» Task brief: Copy exactly the lines from the start of the material through the line with "const trendY = [0, 0.00056];". Pictures stay out of the copy.
--- begin Given data ---
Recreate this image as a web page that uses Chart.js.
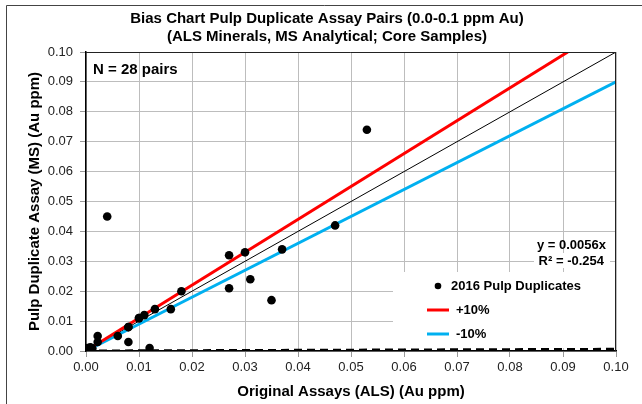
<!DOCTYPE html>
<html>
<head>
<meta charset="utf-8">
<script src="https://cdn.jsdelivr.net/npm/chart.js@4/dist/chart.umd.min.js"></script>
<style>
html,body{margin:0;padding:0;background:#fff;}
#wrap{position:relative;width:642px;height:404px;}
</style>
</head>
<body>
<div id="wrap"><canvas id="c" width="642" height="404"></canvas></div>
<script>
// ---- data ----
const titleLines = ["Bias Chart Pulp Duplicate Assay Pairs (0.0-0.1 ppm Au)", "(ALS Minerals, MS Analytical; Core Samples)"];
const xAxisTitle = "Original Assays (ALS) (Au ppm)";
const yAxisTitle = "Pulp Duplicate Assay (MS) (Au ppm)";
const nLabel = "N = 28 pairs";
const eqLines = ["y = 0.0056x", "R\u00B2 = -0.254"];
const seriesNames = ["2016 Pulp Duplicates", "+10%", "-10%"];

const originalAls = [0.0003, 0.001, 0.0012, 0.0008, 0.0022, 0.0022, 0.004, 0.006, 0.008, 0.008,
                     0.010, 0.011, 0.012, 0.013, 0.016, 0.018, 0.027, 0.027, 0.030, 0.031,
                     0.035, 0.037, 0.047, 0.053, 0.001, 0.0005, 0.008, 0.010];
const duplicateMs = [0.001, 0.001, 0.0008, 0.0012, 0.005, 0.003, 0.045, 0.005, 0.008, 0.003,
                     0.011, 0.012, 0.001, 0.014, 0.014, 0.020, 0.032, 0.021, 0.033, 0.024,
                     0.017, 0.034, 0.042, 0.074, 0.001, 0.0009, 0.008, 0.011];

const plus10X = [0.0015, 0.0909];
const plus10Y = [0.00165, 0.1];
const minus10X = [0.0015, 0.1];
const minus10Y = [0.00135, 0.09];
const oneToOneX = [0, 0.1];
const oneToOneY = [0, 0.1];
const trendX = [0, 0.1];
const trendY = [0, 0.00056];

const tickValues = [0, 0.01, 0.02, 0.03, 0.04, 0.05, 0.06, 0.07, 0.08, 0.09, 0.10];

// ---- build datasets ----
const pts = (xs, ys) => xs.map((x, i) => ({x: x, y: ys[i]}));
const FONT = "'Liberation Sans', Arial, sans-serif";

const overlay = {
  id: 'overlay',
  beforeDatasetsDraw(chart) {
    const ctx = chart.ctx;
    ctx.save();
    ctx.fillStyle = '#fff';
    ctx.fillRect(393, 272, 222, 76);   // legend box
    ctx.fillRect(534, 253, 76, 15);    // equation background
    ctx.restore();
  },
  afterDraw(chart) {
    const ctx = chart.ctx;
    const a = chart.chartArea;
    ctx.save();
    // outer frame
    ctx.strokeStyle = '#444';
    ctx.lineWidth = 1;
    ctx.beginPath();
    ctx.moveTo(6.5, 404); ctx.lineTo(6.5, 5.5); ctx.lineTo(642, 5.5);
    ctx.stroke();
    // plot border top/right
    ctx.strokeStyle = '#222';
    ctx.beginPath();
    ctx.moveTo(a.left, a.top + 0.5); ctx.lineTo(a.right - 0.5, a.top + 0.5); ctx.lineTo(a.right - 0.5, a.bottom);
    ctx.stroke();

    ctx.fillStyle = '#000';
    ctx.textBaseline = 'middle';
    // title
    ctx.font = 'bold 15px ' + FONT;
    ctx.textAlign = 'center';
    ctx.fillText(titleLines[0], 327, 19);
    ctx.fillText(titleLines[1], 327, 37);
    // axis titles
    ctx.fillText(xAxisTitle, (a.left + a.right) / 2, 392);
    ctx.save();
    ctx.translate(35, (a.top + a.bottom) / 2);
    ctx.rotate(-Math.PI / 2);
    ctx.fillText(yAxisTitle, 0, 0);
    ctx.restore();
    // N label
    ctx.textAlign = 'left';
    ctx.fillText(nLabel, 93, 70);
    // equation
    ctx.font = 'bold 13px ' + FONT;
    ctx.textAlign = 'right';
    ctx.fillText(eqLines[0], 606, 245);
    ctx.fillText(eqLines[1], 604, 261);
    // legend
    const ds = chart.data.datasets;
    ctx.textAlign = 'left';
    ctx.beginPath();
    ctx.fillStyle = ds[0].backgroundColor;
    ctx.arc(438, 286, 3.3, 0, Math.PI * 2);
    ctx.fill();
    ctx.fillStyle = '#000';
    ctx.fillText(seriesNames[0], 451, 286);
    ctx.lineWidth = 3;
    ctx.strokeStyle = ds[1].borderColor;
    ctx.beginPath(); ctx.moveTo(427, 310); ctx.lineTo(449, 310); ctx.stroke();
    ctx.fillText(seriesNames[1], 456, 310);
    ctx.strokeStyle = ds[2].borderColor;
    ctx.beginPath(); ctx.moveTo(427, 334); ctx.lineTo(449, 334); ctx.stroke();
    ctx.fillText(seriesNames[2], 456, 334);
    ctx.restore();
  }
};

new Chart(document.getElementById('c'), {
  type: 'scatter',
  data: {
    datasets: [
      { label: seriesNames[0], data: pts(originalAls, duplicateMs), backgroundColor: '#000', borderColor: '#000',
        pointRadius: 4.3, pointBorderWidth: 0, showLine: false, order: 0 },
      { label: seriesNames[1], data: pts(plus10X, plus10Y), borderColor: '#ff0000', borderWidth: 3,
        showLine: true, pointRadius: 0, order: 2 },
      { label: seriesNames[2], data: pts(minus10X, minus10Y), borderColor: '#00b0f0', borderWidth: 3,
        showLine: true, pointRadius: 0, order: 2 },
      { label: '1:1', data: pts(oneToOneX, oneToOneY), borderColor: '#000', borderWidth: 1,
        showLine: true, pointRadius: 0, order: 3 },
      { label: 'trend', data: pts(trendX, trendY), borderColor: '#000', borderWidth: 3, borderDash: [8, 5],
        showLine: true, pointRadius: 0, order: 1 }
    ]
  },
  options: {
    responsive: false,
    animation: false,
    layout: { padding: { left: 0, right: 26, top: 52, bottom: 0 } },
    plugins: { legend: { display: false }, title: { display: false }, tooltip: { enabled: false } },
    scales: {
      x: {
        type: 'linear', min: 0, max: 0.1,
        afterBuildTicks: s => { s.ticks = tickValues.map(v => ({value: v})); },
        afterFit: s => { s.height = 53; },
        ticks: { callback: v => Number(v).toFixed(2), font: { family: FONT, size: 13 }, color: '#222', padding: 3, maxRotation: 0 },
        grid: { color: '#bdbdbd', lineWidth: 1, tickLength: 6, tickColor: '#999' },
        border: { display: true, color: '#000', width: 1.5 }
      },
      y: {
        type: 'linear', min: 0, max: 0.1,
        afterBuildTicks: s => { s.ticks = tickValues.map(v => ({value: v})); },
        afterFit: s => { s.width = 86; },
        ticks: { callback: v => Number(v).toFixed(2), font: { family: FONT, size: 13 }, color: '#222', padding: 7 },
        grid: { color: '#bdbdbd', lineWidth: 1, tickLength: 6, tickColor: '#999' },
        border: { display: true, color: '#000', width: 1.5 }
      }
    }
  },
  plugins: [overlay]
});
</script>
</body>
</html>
--- end Given data ---
» Result of this exercise:
Recreate this image as a web page that uses Chart.js.
<!DOCTYPE html>
<html>
<head>
<meta charset="utf-8">
<script src="https://cdn.jsdelivr.net/npm/chart.js@4/dist/chart.umd.min.js"></script>
<style>
html,body{margin:0;padding:0;background:#fff;}
#wrap{position:relative;width:642px;height:404px;}
</style>
</head>
<body>
<div id="wrap"><canvas id="c" width="642" height="404"></canvas></div>
<script>
// ---- data ----
const titleLines = ["Bias Chart Pulp Duplicate Assay Pairs (0.0-0.1 ppm Au)", "(ALS Minerals, MS Analytical; Core Samples)"];
const xAxisTitle = "Original Assays (ALS) (Au ppm)";
const yAxisTitle = "Pulp Duplicate Assay (MS) (Au ppm)";
const nLabel = "N = 28 pairs";
const eqLines = ["y = 0.0056x", "R\u00B2 = -0.254"];
const seriesNames = ["2016 Pulp Duplicates", "+10%", "-10%"];

const originalAls = [0.0003, 0.001, 0.0012, 0.0008, 0.0022, 0.0022, 0.004, 0.006, 0.008, 0.008,
                     0.010, 0.011, 0.012, 0.013, 0.016, 0.018, 0.027, 0.027, 0.030, 0.031,
                     0.035, 0.037, 0.047, 0.053, 0.001, 0.0005, 0.008, 0.010];
const duplicateMs = [0.001, 0.001, 0.0008, 0.0012, 0.005, 0.003, 0.045, 0.005, 0.008, 0.003,
                     0.011, 0.012, 0.001, 0.014, 0.014, 0.020, 0.032, 0.021, 0.033, 0.024,
                     0.017, 0.034, 0.042, 0.074, 0.001, 0.0009, 0.008, 0.011];

const plus10X = [0.0015, 0.0909];
const plus10Y = [0.00165, 0.1];
const minus10X = [0.0015, 0.1];
const minus10Y = [0.00135, 0.09];
const oneToOneX = [0, 0.1];
const oneToOneY = [0, 0.1];
const trendX = [0, 0.1];
const trendY = [0, 0.00056];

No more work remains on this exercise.